Mars 1943, îles Solovetskij. Si les monastères de ces îles ne sont plus un goulag mais une base militaire, certains prisonniers y sont encore enfermés afin d'y creuser des fosses et construire des baraquements. Fuchs, un Allemand, est l'un d'eux. Ne supportant plus les lamentations, le vent sifflant et désireux de voir le ciel et de marcher, il décide, sur un coup de tête, de s'enfuir. Ayant mis de côté de la nourriture pendant des jours, échangé une paire de chaussures avec un jeune fraîchement arrivé, c'est en pleine nuit qu'il s'échappe, avant que la fonte des glaces ne ramène les îles Solovetskij à leur isolement. Après avoir tué quelques gardes, pourtant sur le qui-vive, il ne remarque pas qu'un autre prisonnier le suit. Attilio, un Italien, veut que Fuchs l'emmène avec lui, sinon il jure qu'il se met à hurler. Bien malgré lui, il n'a d'autre choix que d'accepter. Ce n'est qu'une fois sortis enfin du monastère que les deux hommes tombent nez à nez avec un autre garde. Si Attilio empêche Fuchs de le tuer, par peur que les autres n'entendent le coup de feu, ils le font alors prisonnier et le contraignent à les suivre dans leur fuite...

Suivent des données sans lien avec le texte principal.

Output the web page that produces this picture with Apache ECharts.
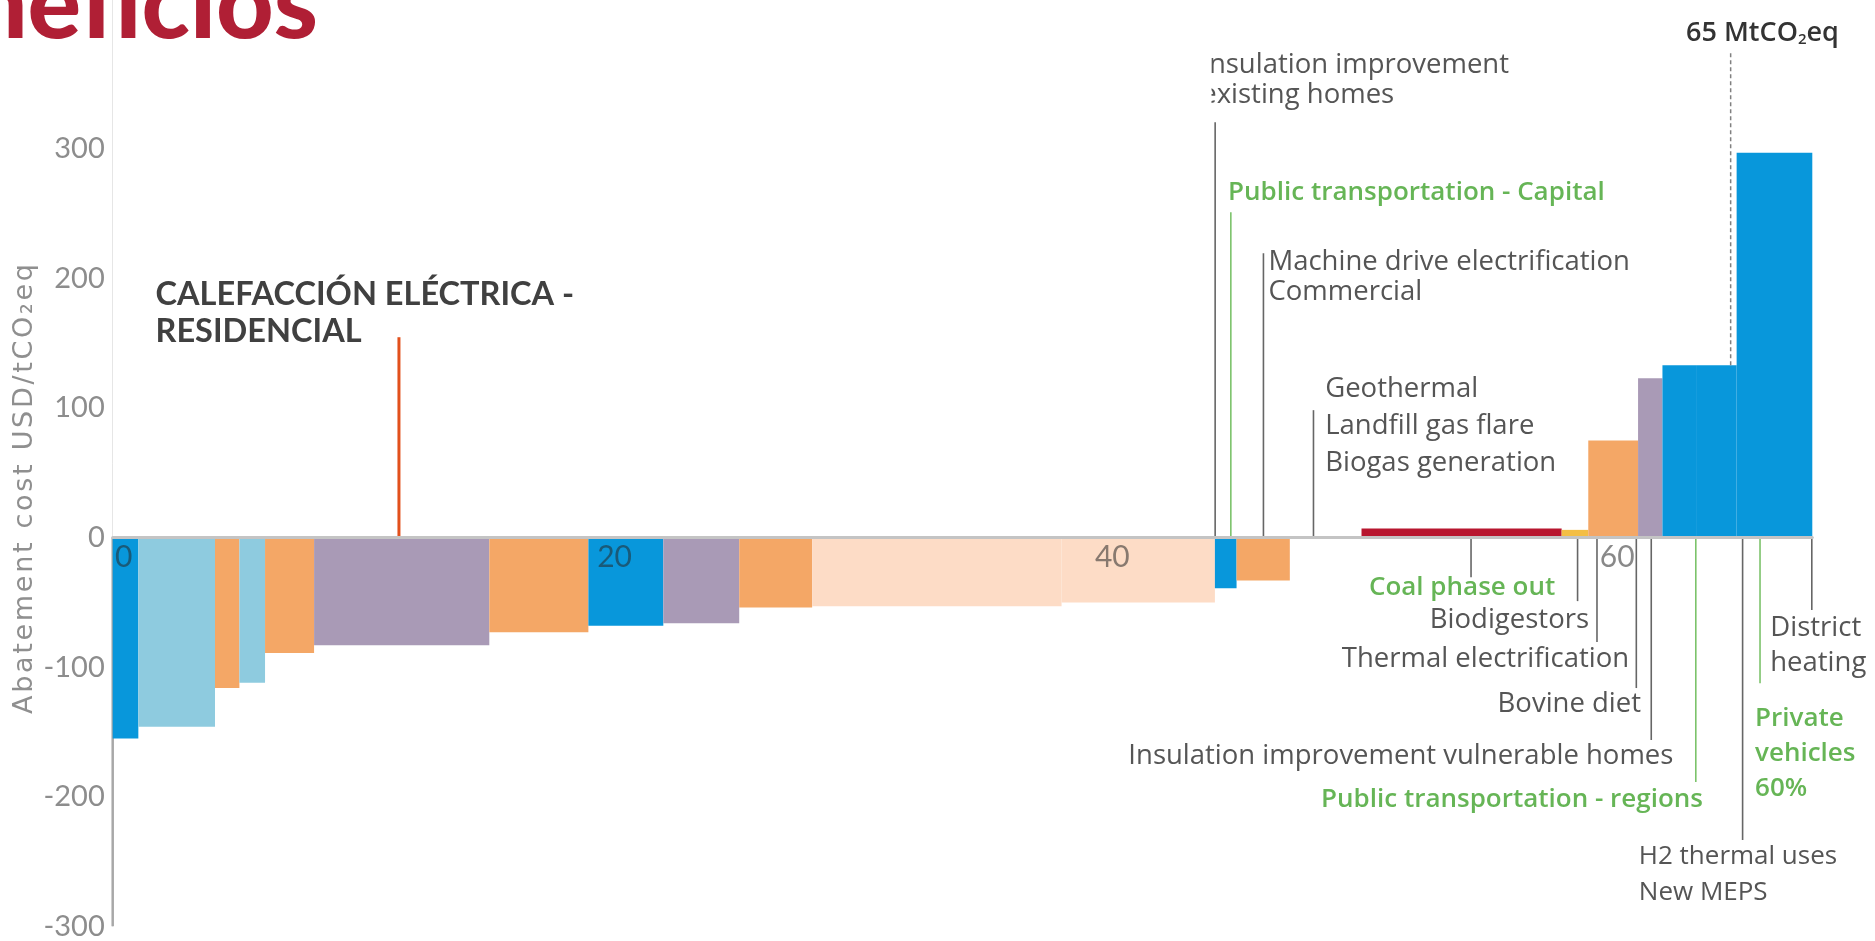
<!DOCTYPE html>
<html>
<head>
<meta charset="utf-8">
<title>Curva de costos de abatimiento</title>
<script src="https://cdn.jsdelivr.net/npm/echarts/dist/echarts.min.js"></script>
<style>
  html, body { margin: 0; padding: 0; background: #ffffff; }
  #chart { width: 1875px; height: 941px; }
</style>
</head>
<body>
<div id="chart"></div>
<script>
// Abatement measures in merit order.
// widths: abatement potential of each measure (MtCO2eq); costs: abatement cost (USD/tCO2eq)
const widths = [1.03, 3.08, 0.98, 1.03, 1.97, 7.04, 3.98, 3.01, 3.05, 2.93, 10.02, 6.16,
                0.87, 2.14, 0.96, 0.96, 0.96, 8.04, 1.07, 2.0, 0.98, 1.35, 1.63, 3.04];
const costs  = [-155, -146, -116, -112, -89, -83, -73, -68, -66, -54, -53, -50,
                -39, -33, 0, 0, 0, 7, 6, 75, 123, 133, 133, 297];
const groups = ['blue', 'lightblue', 'orange', 'lightblue', 'orange', 'purple', 'orange', 'blue',
                'purple', 'orange', 'peach', 'peach', 'blue', 'orange', 'none', 'none', 'none',
                'red', 'yellow', 'orange', 'purple', 'blue', 'blue', 'blue'];

// Axis ticks
const xTickLabels = [0, 20, 40, 60];
const yTickLabels = [-300, -200, -100, 0, 100, 200, 300];

// Call-out texts for labelled measures
const calloutNames = [
  'Insulation improvement\nexisting homes',
  'Public transportation - Capital',
  'Machine drive electrification\nCommercial',
  'Geothermal\nLandfill gas flare\nBiogas generation',
  'Coal phase out',
  'Biodigestors',
  'Thermal electrification',
  'Bovine diet',
  'Insulation improvement vulnerable homes',
  'Public transportation - regions',
  'H2 thermal uses\nNew MEPS',
  'Private\nvehicles\n60%',
  'District\nheating'
];
const highlightName = 'CALEFACCIÓN ELÉCTRICA -\nRESIDENCIAL';
const yAxisTitle = 'Abatement cost USD/tCO₂eq';
const pageTitle = 'Beneficios';
const totalMark = 65;

// ---- presentation ----
const palette = {
  blue: '#0897DB', lightblue: '#8ECBDF', orange: '#F4A766', purple: '#A99AB6',
  peach: '#FDDCC6', red: '#B8162F', yellow: '#F3BE45', none: 'rgba(0,0,0,0)'
};
const GRAY = '#555555', GREEN = '#66B556';
const LABEL_FONT = 'Open Sans';

// leader line [x, yEnd] and text anchor [x, yFirstLine] in axis units
const calloutLayout = [
  { line: [44.29, 320.6], at: [43.73, 364.6], align: 'left',   color: GRAY,  lh: 30 },
  { line: [44.92, 251.2], at: [44.81, 266.6], align: 'left',   color: GREEN, lh: 30, bold: true },
  { line: [46.23, 219.5], at: [46.43, 212.6], align: 'left',   color: GRAY,  lh: 30 },
  { line: [48.24,  98.4], at: [48.71, 114.6], align: 'left',   color: GRAY,  lh: 37 },
  { line: [54.57, -30.5], at: [54.21, -38.2], align: 'center', color: GREEN, lh: 30, bold: true, lineColor: '#666666' },
  { line: [58.85, -49.0], at: [59.31, -63.7], align: 'right',  color: GRAY,  lh: 30 },
  { line: [59.63, -80.6], at: [60.92, -94.0], align: 'right',  color: GRAY,  lh: 30 },
  { line: [61.21, -116.1], at: [61.40, -128.5], align: 'right', color: GRAY, lh: 30 },
  { line: [61.81, -156.2], at: [62.70, -169.0], align: 'right', color: GRAY, lh: 30 },
  { line: [63.60, -188.6], at: [63.89, -202.0], align: 'right', color: GREEN, lh: 30, bold: true },
  { line: [65.48, -233.4], at: [61.31, -246.5], align: 'left',  color: GRAY,  lh: 36, size: 26 },
  { line: [66.18, -112.3], at: [65.98, -140.0], align: 'left',  color: GREEN, lh: 35, bold: true },
  { line: [68.26, -55.9],  at: [66.59, -69.8],  align: 'left',  color: GRAY,  lh: 35 }
];
const highlightLayout = { line: [11.5, 154.7], at: [1.72, 187.3], lh: 37 };
const totalLayout = { lineFrom: 133, lineTo: 376.2, at: [63.21, 389.3] };

// plot frame
const Y_MIN = -300, Y_MAX = 415;
const GRID = { left: 112.7, right: 62.7, top: 0, bottom: 14.7 };
const gridHeight = 941 - GRID.top - GRID.bottom;
const zeroOffset = -gridHeight * (0 - Y_MIN) / (Y_MAX - Y_MIN);

// cumulative positions of each measure along the abatement axis
let acc = 0;
const barData = widths.map((w, i) => {
  const start = acc;
  acc += w;
  return [start, acc, costs[i], i];
});
const total = acc;

const chart = echarts.init(document.getElementById('chart'), null, { renderer: 'canvas' });

function textBlock(p, cfg, text, font) {
  const n = text.split('\n').length;
  return {
    type: 'text',
    x: p[0],
    y: p[1] + (n - 1) * cfg.lh / 2,
    style: Object.assign({
      text: text,
      fill: cfg.color,
      align: cfg.align,
      verticalAlign: 'middle',
      lineHeight: cfg.lh
    }, font)
  };
}

const xLabelBase = { color: 'rgba(40,40,40,0.55)', fontFamily: 'Lato', fontSize: 30 };

const option = {
  animation: false,
  backgroundColor: '#ffffff',
  grid: Object.assign({ containLabel: false, outerBoundsMode: 'none' }, GRID),
  xAxis: {
    type: 'value', min: 0, max: total, interval: 20, z: 10,
    offset: zeroOffset,
    axisLine: { onZero: false, lineStyle: { color: '#c4c4c4', width: 3 } },
    axisTick: { show: false },
    splitLine: { show: false },
    axisLabel: Object.assign({
      showMaxLabel: false,
      margin: 5,
      formatter: function (v) {
        if (xTickLabels.indexOf(v) < 0) return '';
        const key = v === 0 ? 'first' : (v === 60 ? 'late' : 'mid');
        return '{' + key + '|' + v + '}';
      },
      rich: {
        first: Object.assign({ padding: [0, 0, 0, 22] }, xLabelBase),
        mid: Object.assign({ padding: [0, 0, 0, 8] }, xLabelBase),
        late: Object.assign({ padding: [0, 0, 0, 22] }, xLabelBase)
      }
    }, xLabelBase)
  },
  yAxis: {
    type: 'value', min: Y_MIN, max: Y_MAX, interval: 100,
    axisLine: { show: true, onZero: false, lineStyle: { color: '#e6e6e6', width: 1 } },
    axisTick: { show: false },
    splitLine: { show: false },
    axisLabel: {
      showMaxLabel: false,
      formatter: v => yTickLabels.indexOf(v) >= 0 ? String(v) : '',
      color: '#8d8d8d', fontFamily: 'Lato', fontSize: 29, margin: 8
    }
  },
  graphic: [
    {
      type: 'text', x: 318, y: 56, z: 20,
      style: {
        text: pageTitle, fill: '#B01F35', fontFamily: 'Lato', fontWeight: 900,
        fontSize: 100, align: 'right', verticalAlign: 'bottom'
      }
    },
    {
      // axis title lives on its own layer so it can be letter-spaced
      id: 'yTitle', type: 'text', x: 25, y: 714, rotation: Math.PI / 2, zlevel: 1,
      style: {
        text: yAxisTitle, align: 'left', verticalAlign: 'middle',
        fontFamily: 'DejaVu Sans', fontSize: 27, fill: '#8f8f8f'
      }
    },
    {
      // white panel that trims the top-right call-out at its left edge
      type: 'rect', z: 100, shape: { x: 1120, y: 40, width: 91.5, height: 72 },
      style: { fill: '#ffffff' }
    }
  ],
  series: [
    {
      type: 'custom',
      name: 'measures',
      renderItem: function (params, api) {
        const s = api.value(0), e = api.value(1), c = api.value(2), i = api.value(3);
        const p0 = api.coord([s, c]);
        const p1 = api.coord([e, 0]);
        return {
          type: 'rect',
          shape: { x: p0[0], y: Math.min(p0[1], p1[1]), width: p1[0] - p0[0], height: Math.abs(p1[1] - p0[1]) },
          style: { fill: palette[groups[i]] }
        };
      },
      encode: { x: [0, 1], y: 2 },
      data: barData,
      z: 2
    },
    {
      type: 'line',
      name: 'axis-below',
      data: [[0, Y_MIN], [0, 0]],
      symbol: 'none',
      clip: false,
      lineStyle: { color: '#a8a8a8', width: 2.5 },
      z: 1
    },
    {
      type: 'custom',
      name: 'callouts',
      renderItem: function (params, api) {
        const idx = api.value(2);
        const cfg = calloutLayout[idx];
        const a = api.coord([cfg.line[0], 0]);
        const b = api.coord([cfg.line[0], cfg.line[1]]);
        const t = api.coord(cfg.at);
        return {
          type: 'group',
          children: [
            {
              type: 'line',
              shape: { x1: a[0], y1: a[1], x2: b[0], y2: b[1] },
              style: { stroke: cfg.lineColor || (cfg.color === GREEN ? '#7CC36B' : '#666666'), lineWidth: 1.6 }
            },
            textBlock(t, cfg, calloutNames[idx], {
              fontFamily: LABEL_FONT,
              fontSize: cfg.size || (cfg.bold ? 26 : 27.5),
              fontWeight: cfg.bold ? 600 : 400
            })
          ]
        };
      },
      encode: { x: 0, y: 1 },
      data: calloutLayout.map((c, i) => [c.line[0], c.line[1], i]),
      z: 5
    },
    {
      type: 'custom',
      name: 'highlight',
      renderItem: function (params, api) {
        const a = api.coord([highlightLayout.line[0], 0]);
        const b = api.coord([highlightLayout.line[0], highlightLayout.line[1]]);
        const t = api.coord(highlightLayout.at);
        return {
          type: 'group',
          children: [
            { type: 'line', shape: { x1: a[0], y1: a[1], x2: b[0], y2: b[1] },
              style: { stroke: '#E2501C', lineWidth: 3 } },
            textBlock(t, { color: '#404040', align: 'left', lh: highlightLayout.lh }, highlightName, {
              fontFamily: 'Lato', fontSize: 32.5, fontWeight: 'bold'
            })
          ]
        };
      },
      encode: { x: 0, y: 1 },
      data: [[highlightLayout.line[0], highlightLayout.line[1]]],
      z: 6
    },
    {
      type: 'custom',
      name: 'total',
      renderItem: function (params, api) {
        const a = api.coord([totalMark, totalLayout.lineFrom]);
        const b = api.coord([totalMark, totalLayout.lineTo]);
        const t = api.coord(totalLayout.at);
        return {
          type: 'group',
          children: [
            { type: 'line', shape: { x1: a[0], y1: a[1], x2: b[0], y2: b[1] },
              style: { stroke: '#808080', lineWidth: 1.5, lineDash: [4, 3] } },
            { type: 'text', x: t[0], y: t[1],
              style: {
                text: '{n|' + totalMark + ' MtCO}{sub|2}{n|eq}',
                align: 'left', verticalAlign: 'middle',
                rich: {
                  n: { fontFamily: LABEL_FONT, fontSize: 27, fontWeight: 600, fill: '#333333' },
                  sub: { fontFamily: LABEL_FONT, fontSize: 15, fontWeight: 600, fill: '#333333', verticalAlign: 'bottom', padding: [12, 0, 0, 0] }
                }
              } }
          ]
        };
      },
      encode: { x: 0, y: 1 },
      data: [[totalMark, totalLayout.lineTo]],
      z: 6
    }
  ]
};

chart.setOption(option);

// widen the tracking of the rotated axis title
(function () {
  const painter = chart.getZr().painter;
  const layer = painter && painter.getLayer ? painter.getLayer(1) : null;
  if (layer && layer.ctx && ('letterSpacing' in layer.ctx)) {
    layer.ctx.letterSpacing = '2.7px';
    painter.refresh(true);
  }
})();
</script>
</body>
</html>
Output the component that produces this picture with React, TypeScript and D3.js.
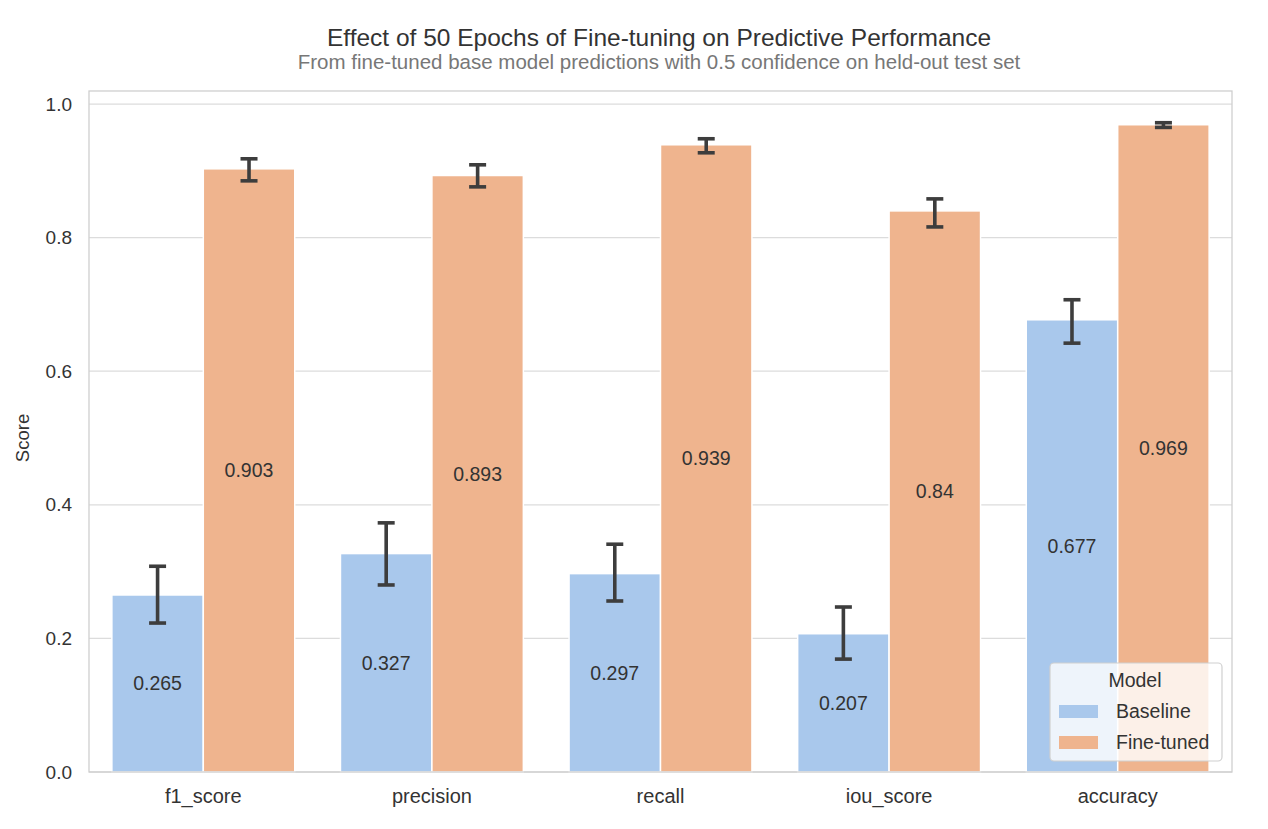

Attilio, Fuchs et Ivàn, un Italien, un Allemand et un Russe. Trois compagnons d'infortune qui, bien que n'ayant rien en commun, vont devoir s'unir s'ils veulent retrouver la liberté et rejoindre le village du soldat russe, tout en tentant d'échapper aux patrouilles lancées à leur recherche. Ne parlant pas la même langue (
Teresa Radice n'ayant, d'ailleurs, pas traduit les propos en russe et en allemand pour bien mettre en avant la barrière de la langue), soupçonneux et méfiants les uns à l'égard des autres, ces trois hommes vont, au fil de leur longue marche à travers les forêts enneigées, s'unir et s'apprivoiser alors que l'on pressent le danger qui rode et la tension monter. Ce récit de survie, cette quête de liberté, fort, émouvant, éprouvant parfois, fait montre d'une rare sensibilité et d'une force insoupçonnables. La voix off d'Attilio se révèle immersive et prégnante. L'auteure met magnifiquement en avant les valeurs humaines et fraternelles et l'entraide. En flashback, l'on découvre peu à peu la vie passée d'Attilio, empreinte de bonheur mais aussi de blessures. Un album fort bien rythmé, profond, parfois poétique, qui laisse les silences s'exprimer. Graphiquement, tout en aquarelle,
Stefano Turconi nous offre de magnifiques planches enneigées en Carélie mais aussi ensoleillées et radieuses en Italie. Son travail, délicat et fin, apporte force et poésie à ce riche et puissant souffle narratif...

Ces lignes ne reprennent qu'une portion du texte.